Task: Transcribe the records that follow in their entirety, omitting any pictures.

Records from a dataset
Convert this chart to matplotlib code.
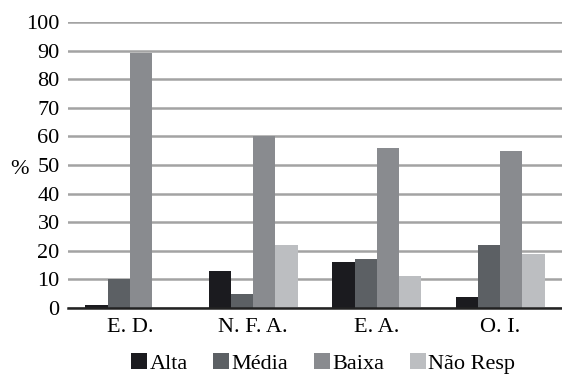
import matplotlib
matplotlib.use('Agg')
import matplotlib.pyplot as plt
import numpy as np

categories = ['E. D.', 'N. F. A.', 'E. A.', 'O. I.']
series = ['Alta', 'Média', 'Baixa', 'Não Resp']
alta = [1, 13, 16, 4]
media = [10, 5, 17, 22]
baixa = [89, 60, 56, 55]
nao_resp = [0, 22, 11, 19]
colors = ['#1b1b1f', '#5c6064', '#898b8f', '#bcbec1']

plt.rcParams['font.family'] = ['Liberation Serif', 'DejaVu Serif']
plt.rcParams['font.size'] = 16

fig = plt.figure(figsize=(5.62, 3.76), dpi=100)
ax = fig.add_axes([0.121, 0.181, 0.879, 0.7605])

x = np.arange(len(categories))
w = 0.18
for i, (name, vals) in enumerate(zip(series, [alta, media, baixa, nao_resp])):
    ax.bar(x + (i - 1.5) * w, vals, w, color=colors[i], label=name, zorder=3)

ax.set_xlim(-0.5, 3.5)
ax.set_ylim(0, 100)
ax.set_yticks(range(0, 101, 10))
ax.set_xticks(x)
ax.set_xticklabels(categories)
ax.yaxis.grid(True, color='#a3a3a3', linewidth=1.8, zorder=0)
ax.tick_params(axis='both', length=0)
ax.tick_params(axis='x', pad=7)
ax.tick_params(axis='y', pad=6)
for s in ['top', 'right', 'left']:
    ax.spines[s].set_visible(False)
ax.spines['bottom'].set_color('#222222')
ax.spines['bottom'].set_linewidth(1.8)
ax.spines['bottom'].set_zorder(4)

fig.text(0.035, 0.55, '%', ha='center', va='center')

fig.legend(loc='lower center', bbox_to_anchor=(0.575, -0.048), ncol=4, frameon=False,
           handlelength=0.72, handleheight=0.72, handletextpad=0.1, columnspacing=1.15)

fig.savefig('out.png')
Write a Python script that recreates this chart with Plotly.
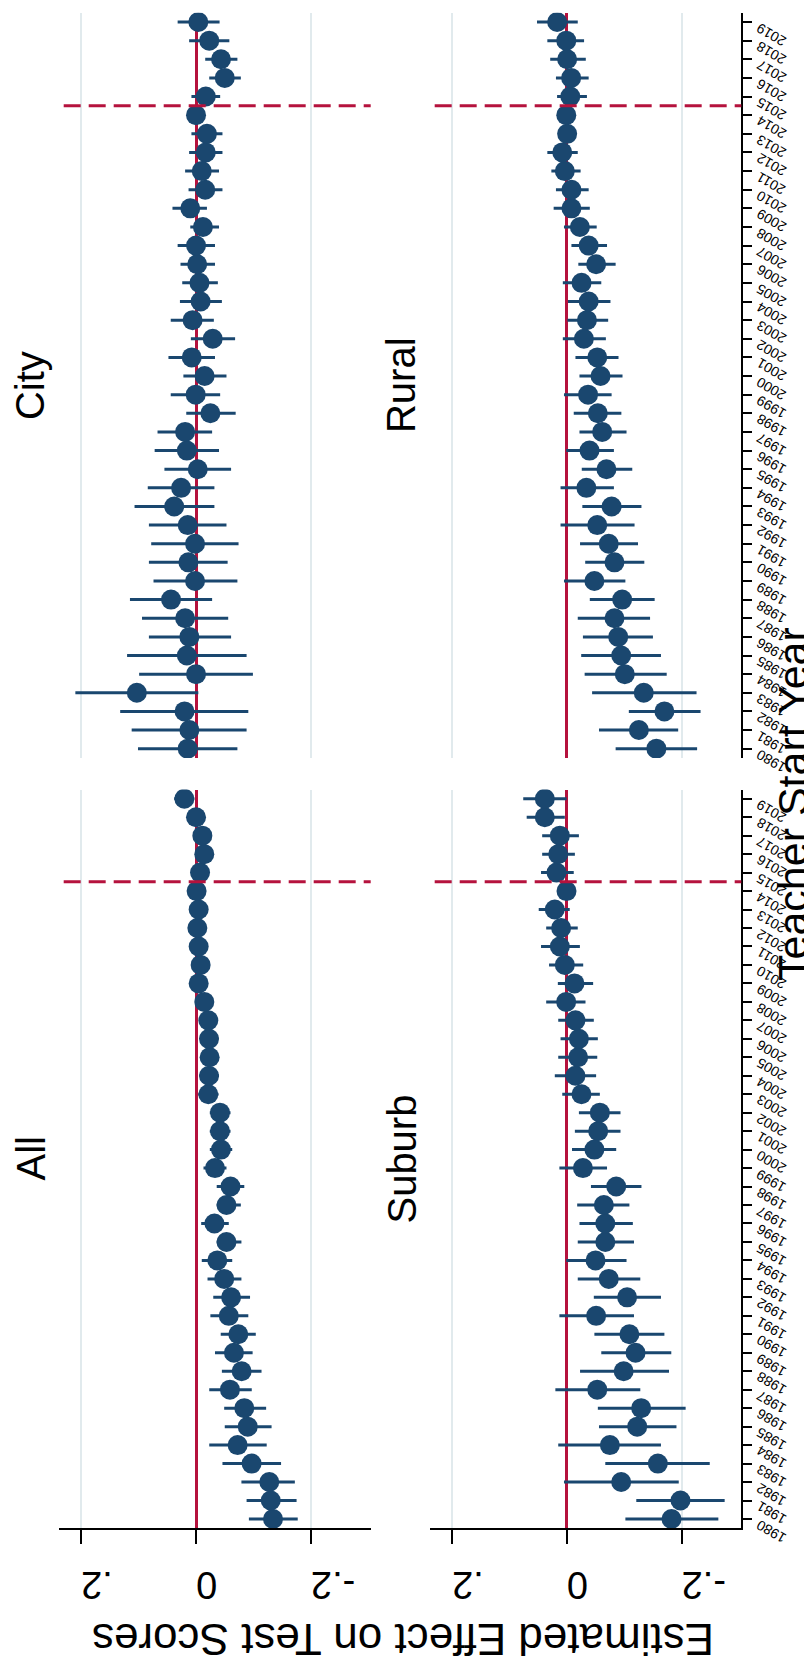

Exercise output:
Convert this chart to matplotlib code.
import matplotlib
matplotlib.use('Agg')
import matplotlib.pyplot as plt
import numpy as np

categories = ['E. D.', 'N. F. A.', 'E. A.', 'O. I.']
series = ['Alta', 'Média', 'Baixa', 'Não Resp']
alta = [1, 13, 16, 4]
media = [10, 5, 17, 22]
baixa = [89, 60, 56, 55]
nao_resp = [0, 22, 11, 19]
colors = ['#1b1b1f', '#5c6064', '#898b8f', '#bcbec1']

plt.rcParams['font.family'] = ['Liberation Serif', 'DejaVu Serif']
plt.rcParams['font.size'] = 16

fig = plt.figure(figsize=(5.62, 3.76), dpi=100)
ax = fig.add_axes([0.121, 0.181, 0.879, 0.7605])

x = np.arange(len(categories))
w = 0.18
for i, (name, vals) in enumerate(zip(series, [alta, media, baixa, nao_resp])):
    ax.bar(x + (i - 1.5) * w, vals, w, color=colors[i], label=name, zorder=3)

ax.set_xlim(-0.5, 3.5)
ax.set_ylim(0, 100)
ax.set_yticks(range(0, 101, 10))
ax.set_xticks(x)
ax.set_xticklabels(categories)
ax.yaxis.grid(True, color='#a3a3a3', linewidth=1.8, zorder=0)
ax.tick_params(axis='both', length=0)
ax.tick_params(axis='x', pad=7)
ax.tick_params(axis='y', pad=6)
for s in ['top', 'right', 'left']:
    ax.spines[s].set_visible(False)
ax.spines['bottom'].set_color('#222222')
ax.spines['bottom'].set_linewidth(1.8)
ax.spines['bottom'].set_zorder(4)

fig.text(0.035, 0.55, '%', ha='center', va='center')

fig.legend(loc='lower center', bbox_to_anchor=(0.575, -0.048), ncol=4, frameon=False,
           handlelength=0.72, handleheight=0.72, handletextpad=0.1, columnspacing=1.15)

fig.savefig('out.png')
Write a Python script that recreates this chart with Plotly.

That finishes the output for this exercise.